Washington's Everett Public Schools is one such district. In 2003-2004, just 53 percent of Everett's students graduated on time. But today they have an on-time graduation rate just under 84 percent -- and an extended graduation rate of more than 90 percent.
How Did They Do It?
According to Everett's Chief Academic Officer Terry Edwards, one of the key factors in their success was creation of the "On-Time Graduation Committee." It includes every high school principal and all of the special education and English language learners (ELL) categorical administrators in the district. They meet every week and focus entirely on the graduation issue.
One early conclusion: The district needed to move from numbers to names. Schools had a hard time understanding what a 53 percent graduation rate really meant. So now they get a name for every number: Your graduation rate is 83 percent. That means 17 percent of your kids are not on track to graduate. Here are their names. Here are their credits. Here are the classes they need.

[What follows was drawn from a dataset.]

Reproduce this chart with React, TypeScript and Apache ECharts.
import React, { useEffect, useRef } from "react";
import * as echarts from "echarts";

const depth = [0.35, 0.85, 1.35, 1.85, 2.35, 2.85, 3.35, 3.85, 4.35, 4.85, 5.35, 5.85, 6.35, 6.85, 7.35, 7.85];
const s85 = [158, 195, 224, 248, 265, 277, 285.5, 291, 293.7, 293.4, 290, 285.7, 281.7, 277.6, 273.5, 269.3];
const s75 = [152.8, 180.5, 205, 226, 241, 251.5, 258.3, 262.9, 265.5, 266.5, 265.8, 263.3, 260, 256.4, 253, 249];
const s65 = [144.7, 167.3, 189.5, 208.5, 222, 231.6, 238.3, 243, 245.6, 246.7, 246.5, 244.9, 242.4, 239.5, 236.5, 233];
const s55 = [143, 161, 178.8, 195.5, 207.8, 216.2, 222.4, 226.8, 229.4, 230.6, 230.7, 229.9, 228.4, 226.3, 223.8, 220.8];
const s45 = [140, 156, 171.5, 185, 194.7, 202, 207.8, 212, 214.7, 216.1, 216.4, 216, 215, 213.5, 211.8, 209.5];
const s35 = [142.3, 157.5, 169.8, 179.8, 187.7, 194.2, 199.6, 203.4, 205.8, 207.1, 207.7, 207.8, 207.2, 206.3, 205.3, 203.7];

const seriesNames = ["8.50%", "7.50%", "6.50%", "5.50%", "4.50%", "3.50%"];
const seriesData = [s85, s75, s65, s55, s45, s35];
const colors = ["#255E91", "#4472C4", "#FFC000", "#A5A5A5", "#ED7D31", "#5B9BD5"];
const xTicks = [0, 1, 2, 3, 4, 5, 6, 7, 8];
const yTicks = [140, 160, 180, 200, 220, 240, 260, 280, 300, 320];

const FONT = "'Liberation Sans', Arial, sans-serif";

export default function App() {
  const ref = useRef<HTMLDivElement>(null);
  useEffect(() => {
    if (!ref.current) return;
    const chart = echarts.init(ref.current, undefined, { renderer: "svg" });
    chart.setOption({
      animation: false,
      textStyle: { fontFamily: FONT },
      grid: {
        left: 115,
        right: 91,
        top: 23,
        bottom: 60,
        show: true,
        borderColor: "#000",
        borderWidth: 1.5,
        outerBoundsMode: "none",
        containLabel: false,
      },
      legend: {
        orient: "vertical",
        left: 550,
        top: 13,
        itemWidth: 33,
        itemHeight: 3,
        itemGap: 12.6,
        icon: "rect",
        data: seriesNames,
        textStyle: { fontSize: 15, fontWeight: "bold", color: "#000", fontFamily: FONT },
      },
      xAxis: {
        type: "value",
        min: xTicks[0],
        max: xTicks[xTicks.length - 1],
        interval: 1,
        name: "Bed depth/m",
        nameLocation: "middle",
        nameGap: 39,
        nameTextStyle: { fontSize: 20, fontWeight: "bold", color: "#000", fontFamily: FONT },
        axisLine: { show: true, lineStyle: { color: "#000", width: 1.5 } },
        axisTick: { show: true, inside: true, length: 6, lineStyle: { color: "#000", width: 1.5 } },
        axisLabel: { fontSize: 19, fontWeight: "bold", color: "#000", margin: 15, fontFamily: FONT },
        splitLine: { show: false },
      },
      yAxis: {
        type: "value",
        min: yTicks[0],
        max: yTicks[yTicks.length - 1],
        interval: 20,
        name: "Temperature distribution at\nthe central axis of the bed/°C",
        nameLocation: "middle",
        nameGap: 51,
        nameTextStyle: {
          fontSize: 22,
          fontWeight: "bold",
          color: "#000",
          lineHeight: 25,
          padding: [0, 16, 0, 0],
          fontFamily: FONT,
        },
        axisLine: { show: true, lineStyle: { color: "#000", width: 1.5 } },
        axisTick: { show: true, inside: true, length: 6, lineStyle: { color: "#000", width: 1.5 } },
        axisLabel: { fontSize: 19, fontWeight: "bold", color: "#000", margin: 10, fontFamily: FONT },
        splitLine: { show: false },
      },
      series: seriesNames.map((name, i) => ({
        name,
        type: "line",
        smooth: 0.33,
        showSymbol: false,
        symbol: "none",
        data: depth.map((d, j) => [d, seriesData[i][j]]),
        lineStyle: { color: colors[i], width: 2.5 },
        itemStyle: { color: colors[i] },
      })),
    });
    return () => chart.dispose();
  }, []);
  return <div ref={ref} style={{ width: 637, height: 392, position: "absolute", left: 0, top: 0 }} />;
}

To provide that data, the district created a "Graduation Trajectory," a simple tool showing exactly how many credits a student needs each point in his or her high school career to be on track to graduate. It's an easy way to see who is on track and who is not.
Once a kid is identified as off-track, he or she becomes the object of a "success coordinator's" attention. Two success coordinators support the counselors in each high school (one in the alternative school), focusing only on kids who are not on track for graduation. They help kids get registered for the classes they need, follow up to make sure homework gets turned in, and offer other support.
Everett also looks at the kids who fail classes. In the past, there was a notion that these kids didn't care, or that their parents didn't care, or that this group of kids used drugs and alcohol. They were a stereotype. But the district found that 40 percent of kids failing a class failed just one class. They were successful five times a day.
The district shared that information with teachers, and they came up with the "one F letter." Each week teachers get a letter letting them know which kids are failing only their class. It shows them that a kid is successful elsewhere, and suggests following up more intensely with that child in that class. And it works. The district has reduced the "one F kids" by 25 percent. It actually saw the number of all failures decrease, as teachers began following up more intensely across the board.
Of course, the district has implemented a number of other strategies as well in their quest to increase graduation rates. Some have worked, and some have not. But they've kept at it, and they've been successful.
What's Next?
The next goal is to increase the college-going rate. While they have a 54 percent college-going rate (up from 17 percent in 2004), they aren't satisfied. They are now working with local community colleges to move some of the programs that worked in the high schools up, and to expand their college in the high school programs.
I find the Everett story inspiring, for a number of reasons. Rather than buying into many of the major reform strategies floating around today, they used the experience and knowledge of the people in their system to solve their systems' problems. Hopefully others can learn from their example.